Saludos amigos Electrónicos, me ha surgido una duda: Inicialmente monte un circuito con un LED de 3.6 con una resistencia de 30Ohms con una batería de 6V y la corriente en él era de 70mAh, ahora, mi pregunta es, si cambio la batería por una de 3.8V modifican los mAh?
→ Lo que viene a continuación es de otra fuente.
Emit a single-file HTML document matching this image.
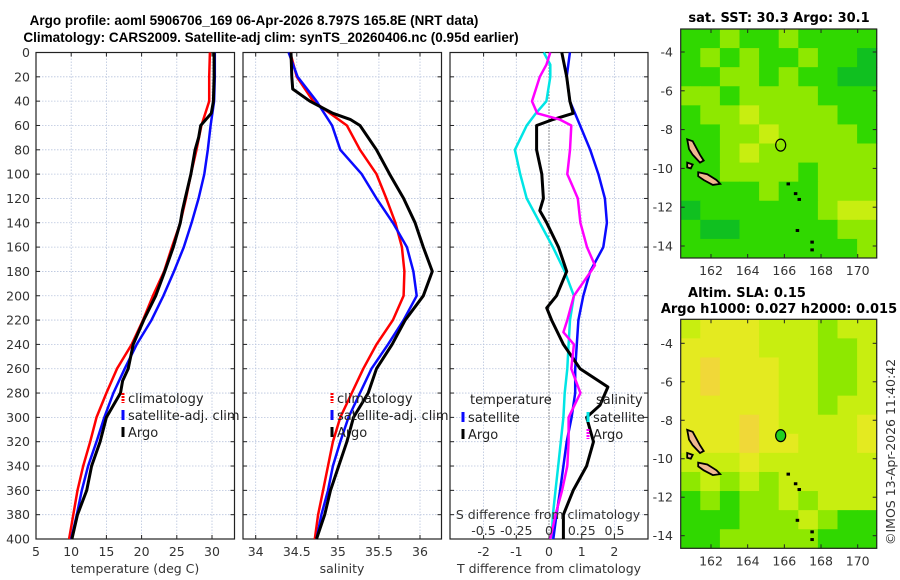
<!DOCTYPE html>
<html><head><meta charset="utf-8">
<style>
html,body{margin:0;padding:0;background:#fff;}
svg{display:block;font-family:"DejaVu Sans","Liberation Sans",sans-serif;}
.tk{font-size:12.5px;fill:#333;}
.ttl{font-size:13px;font-weight:bold;fill:#000;}
.ttl2{font-family:"Liberation Sans",sans-serif;font-size:13.5px;font-weight:bold;fill:#000;}
.lg{font-size:13px;fill:#222;}
</style></head>
<body>
<svg id="fig" width="900" height="580" viewBox="0 0 900 580">
<text class="ttl2" x="254" y="25" text-anchor="middle">Argo profile: aoml 5906706_169 06-Apr-2026 8.797S 165.8E (NRT data)</text>
<text class="ttl2" x="271" y="42" text-anchor="middle">Climatology: CARS2009. Satellite-adj clim: synTS_20260406.nc (0.95d earlier)</text>
<text class="ttl" x="779" y="22" text-anchor="middle">sat. SST: 30.3 Argo: 30.1</text>
<text class="ttl" x="747" y="297" text-anchor="middle">Altim. SLA: 0.15</text>
<text class="ttl" x="779" y="313" text-anchor="middle">Argo h1000: 0.027 h2000: 0.015</text>
<text class="tk" x="0" y="0" transform="translate(895,545) rotate(-90)">©IMOS 13-Apr-2026 11:40:42</text>
</svg>
<script>
// ---------- data ----------
const depths = [0,20,40,60,80,100,120,140,160,180,200,220,240,260,280,300,320,340,360,380,400];
const tempClim = [29.7,29.6,29.6,28.5,27.8,27.0,26.3,25.5,24.3,23.2,21.6,20.2,18.6,16.5,15.0,13.6,12.7,11.7,10.9,10.3,9.7];
const tempSat  = [30.4,30.4,30.3,29.8,29.4,28.9,28.1,27.1,26.0,24.6,23.1,21.4,19.3,17.6,16.0,14.7,13.6,12.4,11.5,10.8,10.0];
const argoDepths = [0,20,40,50,60,70,80,100,120,130,140,160,180,200,220,240,260,270,280,290,300,320,340,360,380,400];
const tempArgo = [30.3,30.3,30.2,29.9,28.4,28.1,27.6,27.0,26.2,25.8,25.5,24.5,23.3,22.0,20.3,18.8,18.1,17.3,17.0,16.0,15.0,14.1,12.9,12.2,10.9,10.1];
const salClim = [34.42,34.50,34.70,35.11,35.27,35.47,35.59,35.70,35.78,35.81,35.80,35.67,35.47,35.31,35.17,35.03,34.94,34.88,34.82,34.76,34.72];
const salSat  = [34.40,34.51,34.74,34.93,35.03,35.29,35.47,35.67,35.84,35.92,35.96,35.80,35.61,35.41,35.27,35.13,35.03,34.94,34.88,34.80,34.74];
const salArgoDepths = [0,20,30,40,50,55,60,80,100,120,140,160,180,200,220,240,260,280,300,320,340,360,380,400];
const salArgo = [34.43,34.44,34.45,34.66,34.94,35.15,35.27,35.47,35.63,35.80,35.94,36.04,36.15,36.04,35.82,35.66,35.47,35.37,35.19,35.11,35.01,34.91,34.84,34.74];
const dTSat = [0.64,0.54,0.64,0.95,1.26,1.51,1.71,1.77,1.66,1.26,1.05,0.90,0.85,0.80,0.80,0.69,0.54,0.44,0.34,0.23,0.13];
const dArgoDepths = [0,20,40,50,55,60,80,100,120,130,140,160,180,200,210,220,240,260,275,290,300,320,340,360,380,400];
const dTArgo = [0.39,0.54,0.64,0.74,0.13,-0.38,-0.38,-0.22,-0.17,-0.28,-0.07,0.29,0.54,0.23,-0.07,0.08,0.44,0.95,1.80,1.56,1.15,1.36,1.15,0.74,0.44,0.44];
const dSDepths = [0,10,20,40,50,60,80,100,120,140,160,180,200,220,240,260,280,300,320,340,360,380,400];
const dSSat = [-0.04,0.01,0.01,-0.02,-0.10,-0.17,-0.26,-0.22,-0.17,-0.07,0.03,0.12,0.19,0.16,0.15,0.14,0.12,0.11,0.09,0.07,0.05,0.03,0.02];
const dSArgoDepths = [0,10,20,30,40,50,55,60,80,100,110,120,140,160,175,180,200,220,230,240,260,280,300,320,340,360,380,400];
const dSArgo = [0.01,-0.02,-0.07,-0.10,-0.13,-0.09,0.08,0.17,0.16,0.14,0.18,0.22,0.24,0.29,0.35,0.32,0.19,0.14,0.11,0.19,0.17,0.24,0.15,0.15,0.14,0.10,0.05,0.01];
const depthTicks = [0,20,40,60,80,100,120,140,160,180,200,220,240,260,280,300,320,340,360,380,400];
const tempTicks = [5,10,15,20,25,30];
const salTicks = [34,34.5,35,35.5,36];
const dTTicks = [-2,-1,0,1,2];
const dSTicks = [-0.5,-0.25,0,0.25,0.5];
const dSTickLabels = ["-0.5","-0.25","0","0.25","0.5"];
const latTicks = [-4,-6,-8,-10,-12,-14];
const lonTicks = [162,164,166,168,170];
const sstGrid = [
[1,1,2,1,1,2,1,1,1,1],[1,2,1,2,1,1,2,1,1,0],[1,1,2,2,1,2,1,1,0,0],[2,2,1,2,2,2,2,1,1,1],
[1,2,2,3,2,2,2,2,1,1],[1,1,2,2,3,2,2,2,2,1],[1,1,2,3,2,2,2,2,2,2],[1,1,2,2,2,2,1,2,2,2],
[1,1,1,1,2,1,1,2,2,2],[0,1,1,1,1,1,1,2,3,3],[1,0,0,1,1,1,1,1,2,2],[1,1,1,1,1,1,1,1,1,2]];
const slaGrid = [
[3,4,4,4,3,3,3,2,3,3],[4,4,4,4,3,3,3,2,2,3],[4,5,4,4,4,3,3,2,2,3],[4,5,4,4,4,3,3,2,2,3],
[4,4,4,4,4,3,3,2,3,3],[4,4,4,5,4,3,3,3,3,4],[4,4,4,5,4,4,3,3,3,4],[3,3,3,4,3,3,3,3,3,3],
[2,3,2,3,2,3,3,3,3,3],[1,2,1,2,2,3,2,3,3,3],[1,1,1,2,2,2,3,2,1,1],[1,1,2,2,2,2,2,1,1,1]];
const argoLon = 165.8, argoLat = -8.8;

// ---------- helpers ----------
const NS="http://www.w3.org/2000/svg";
const svg=document.getElementById('fig');
function mk(tag,attrs,parent){const e=document.createElementNS(NS,tag);for(const k in attrs)e.setAttribute(k,attrs[k]);(parent||svg).appendChild(e);return e;}
const Y0=52.5, Y1=539;
const yD = d => Y0 + (d/400)*(Y1-Y0);
function lin(d0,d1,p0,p1){return v=>p0+(v-d0)/(d1-d0)*(p1-p0);}
const xT = lin(5,30,36,212);
const xS = lin(34,36,255.7,420);
const xDT = lin(0,1,549,581.7);
const xDS = lin(0,0.5,549,614.5);
const panels=[{x0:36,x1:234.5},{x0:243,x1:441.5},{x0:450,x1:648}];

function frame(p,vgrid,sc,name){
  const g=mk('g',{});
  
  
  vgrid.forEach(v=>{const l=mk('line',{x1:sc(v),x2:sc(v),y1:Y0,y2:Y1,stroke:'#b8c4dd','stroke-width':0.8,'stroke-dasharray':'1.5,1.5'},g);
    
    mk('line',{x1:sc(v),x2:sc(v),y1:Y1,y2:Y1-4,stroke:'#222'},g);mk('line',{x1:sc(v),x2:sc(v),y1:Y0,y2:Y0+4,stroke:'#222'},g);});
  depthTicks.forEach(d=>{const l=mk('line',{x1:p.x0,x2:p.x1,y1:yD(d),y2:yD(d),stroke:'#b8c4dd','stroke-width':0.8,'stroke-dasharray':'1.5,1.5'},g);
    
    mk('line',{x1:p.x0,x2:p.x0+4,y1:yD(d),y2:yD(d),stroke:'#222'},g);mk('line',{x1:p.x1,x2:p.x1-4,y1:yD(d),y2:yD(d),stroke:'#222'},g);});
  mk('rect',{x:p.x0,y:Y0,width:p.x1-p.x0,height:Y1-Y0,fill:'none',stroke:'#222','stroke-width':1.2},g);
}
function line(xs,ys,xf,col,w,name){
  const pts=xs.map((v,i)=>xf(v).toFixed(1)+','+yD(ys[i]).toFixed(1)).join(' ');
  const e=mk('polyline',{points:pts,fill:'none',stroke:col,'stroke-width':w,'stroke-linejoin':'round'});
  
  
  return e;
}
function txt(x,y,s,anchor,cls,name){const t=mk('text',{x:x,y:y,'text-anchor':anchor||'start',class:cls||'tk'});t.textContent=s;
  
  
  return t;}
function legend(x,y,items,name){
  const g=mk('g',{});
  
  
  items.forEach((it,i)=>{const yy=y+i*17;mk('line',{x1:x,x2:x,y1:yy-9,y2:yy+1,stroke:it[1],'stroke-width':3,'stroke-dasharray':it[2]||''},g);
    const t=mk('text',{x:x+5,y:yy+1,class:'lg'},g);t.textContent=it[0];});
}

// ---------- panel 1 ----------
frame(panels[0],tempTicks,xT,'temperature-axes');
depthTicks.forEach(d=>txt(30,yD(d)+4.5,String(d),'end','tk','depth-tick-label'));
tempTicks.forEach(v=>txt(xT(v),556,String(v),'middle','tk','temperature-tick-label'));
txt(135,573,'temperature (deg C)','middle','tk','temperature-axis-title');
line(tempClim,depths,xT,'#ff0000',2.5,'temp-climatology-line');
line(tempSat,depths,xT,'#0a0aff',2.5,'temp-satellite-line');
line(tempArgo,argoDepths,xT,'#000',3,'temp-argo-line');
legend(123,402,[['climatology','#ff0000','2,1'],['satellite-adj. clim','#0a0aff'],['Argo','#000']],'temperature-legend');

// ---------- panel 2 ----------
frame(panels[1],salTicks,xS,'salinity-axes');
salTicks.forEach(v=>txt(xS(v),556,String(v),'middle','tk','salinity-tick-label'));
txt(342,573,'salinity','middle','tk','salinity-axis-title');
line(salClim,depths,xS,'#ff0000',2.5,'sal-climatology-line');
line(salSat,depths,xS,'#0a0aff',2.5,'sal-satellite-line');
line(salArgo,salArgoDepths,xS,'#000',3,'sal-argo-line');
legend(332,402,[['climatology','#ff0000','2,1'],['satellite-adj. clim','#0a0aff'],['Argo','#000']],'salinity-legend');

// ---------- panel 3 ----------
frame(panels[2],dTTicks,xDT,'difference-axes');
mk('line',{x1:xDT(0),x2:xDT(0),y1:Y0,y2:Y1,stroke:'#333','stroke-width':1,'stroke-dasharray':'1,2'});
dTTicks.forEach(v=>txt(xDT(v),556,String(v),'middle','tk','t-diff-tick-label'));
txt(549,573,'T difference from climatology','middle','tk','t-diff-axis-title');
line(dSSat,dSDepths,xDS,'#00e5e5',2.5,'s-diff-satellite-line');
line(dTSat,depths,xDT,'#0a0aff',2.5,'t-diff-satellite-line');
line(dTArgo,dArgoDepths,xDT,'#000',3,'t-diff-argo-line');
line(dSArgo,dSArgoDepths,xDS,'#ff00ff',2.5,'s-diff-argo-line');
txt(548,519,'S difference from climatology','middle','tk','s-diff-axis-title');
dSTicks.forEach((v,i)=>txt(xDS(v),535,dSTickLabels[i],'middle','tk','s-diff-tick-label'));
txt(470,404,'temperature','start','lg','t-legend-header');
txt(596,404,'salinity','start','lg','s-legend-header');
legend(463,421,[['satellite','#0a0aff'],['Argo','#000']],'t-diff-legend');
legend(588,421,[['satellite','#00e5e5'],['Argo','#ff00ff','2,1']],'s-diff-legend');

// ---------- maps ----------
const palette=['#10c020','#30d800','#8ee800','#c8ee10','#e4ea20','#f0d838'];
const xL = lin(162,170,711,857.7);
function drawMap(grid,top,bottom,y4,y14,name,filled){
  const yL = lin(-4,-14,y4,y14);
  const x0=680.7,x1=876.7;
  const g=mk('g',{});
  
  
  const rows=grid.length, cols=grid[0].length, cw=(x1-x0)/cols, ch=(bottom-top)/rows;
  grid.forEach((row,r)=>row.forEach((v,c)=>{
    const cell=mk('rect',{x:x0+c*cw,y:top+r*ch,width:cw+0.5,height:ch+0.5,fill:palette[v]},g);
    
    
  }));
  const isl=[[[160.7,-8.5],[161.0,-8.6],[161.4,-9.3],[161.6,-9.6],[161.4,-9.7],[161.0,-9.3],[160.8,-9.0]],
             [[161.3,-10.2],[161.8,-10.3],[162.3,-10.6],[162.5,-10.8],[162.1,-10.85],[161.6,-10.6],[161.3,-10.4]],
             [[160.7,-9.7],[161.0,-9.8],[160.9,-10.0],[160.7,-9.95]]];
  isl.forEach(p=>{const s=mk('polygon',{points:p.map(q=>xL(q[0]).toFixed(1)+','+yL(q[1]).toFixed(1)).join(' '),fill:'#f0b890',stroke:'#000','stroke-width':1.8},g);
    });
  [[166.2,-10.8],[166.8,-11.6],[167.5,-13.8],[167.5,-14.2],[166.6,-11.3],[166.7,-13.2]].forEach(q=>{
    const s=mk('rect',{x:xL(q[0])-1.5,y:yL(q[1])-1.5,width:3.5,height:3,fill:'#000'},g);
    });
  const c=mk('ellipse',{cx:xL(argoLon),cy:yL(argoLat),rx:5,ry:6,fill:filled?'#20d020':'none',stroke:'#000','stroke-width':1.2},g);
  
  mk('rect',{x:x0,y:top,width:x1-x0,height:bottom-top,fill:'none',stroke:'#222','stroke-width':1.2},g);
  latTicks.forEach(v=>{mk('line',{x1:x0,x2:x0+4,y1:yL(v),y2:yL(v),stroke:'#222'},g);mk('line',{x1:x1,x2:x1-4,y1:yL(v),y2:yL(v),stroke:'#222'},g);
    txt(673,yL(v)+4.5,String(v),'end','tk','latitude-tick-label');});
  lonTicks.forEach(v=>{mk('line',{x1:xL(v),x2:xL(v),y1:bottom,y2:bottom-4,stroke:'#222'},g);mk('line',{x1:xL(v),x2:xL(v),y1:top,y2:top+4,stroke:'#222'},g);
    txt(xL(v),bottom+17,String(v),'middle','tk','longitude-tick-label');});
}
drawMap(sstGrid,29,258,52,246,'sst-map',false);
drawMap(slaGrid,319.3,548.3,343.3,535.7,'sla-map',true);
</script>
</body></html>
Lo demás se mantiene... Gracias!


----------



## franko1819 (Jul 5, 2010)

Si entendi bien, no, no se modifican porque lo que cambia es la tension, no la corriente que circula.

Saludos!


----------



## Eleno (Jul 18, 2010)

Buenas estimados compañeros, sus opiniones y ayuda me han sido de gran utilidad, vuelvo al foro en busca de una última ayuda, el planteamiento general es el siguiente; habiendo definido el circuito ahora debo realizar el calculo del panel solar que me va a generar la carga para la lámpara, hice los siguientes cálculos, cada luminaria portante de un LED blanco de alto brillo me consume 3.4W, y la corriente que circula por el circuito resulto ser de 31mAh con una batería de 8.4V recargable. Ahora debo conocer el estimado del panel solar que me pueda abastecer la carga de cinco lámparas y a su vez diseñar el circuito de recarga del mismo :S Sí, sé que es mucho pedir, pero de verdad necesito su ayuda. La carga debería poder hacerla de manera independiente, es decir, que no sea necesario tener que tener las 5 luminarias enchufadas. 
*VALORES QUE PUEDEN SERVIR.*
c/u de las luminarias consume 40.8W/h en 12 horas, y las cinco juntas 204W/h durante las 12hrs.
(tengo la presunción que el panel solar que puedo usar es de unos 60W/p ó 70W/p)

(Hombre, en realidad no sé si me he explicado, tal vez; si no podíamos ponernos de acuerdo e intercambiar msn o algo un poco más directo)

Muchas GRACIAS adelantadas! Saludes a todos... Espero puedan echarme una mano...


----------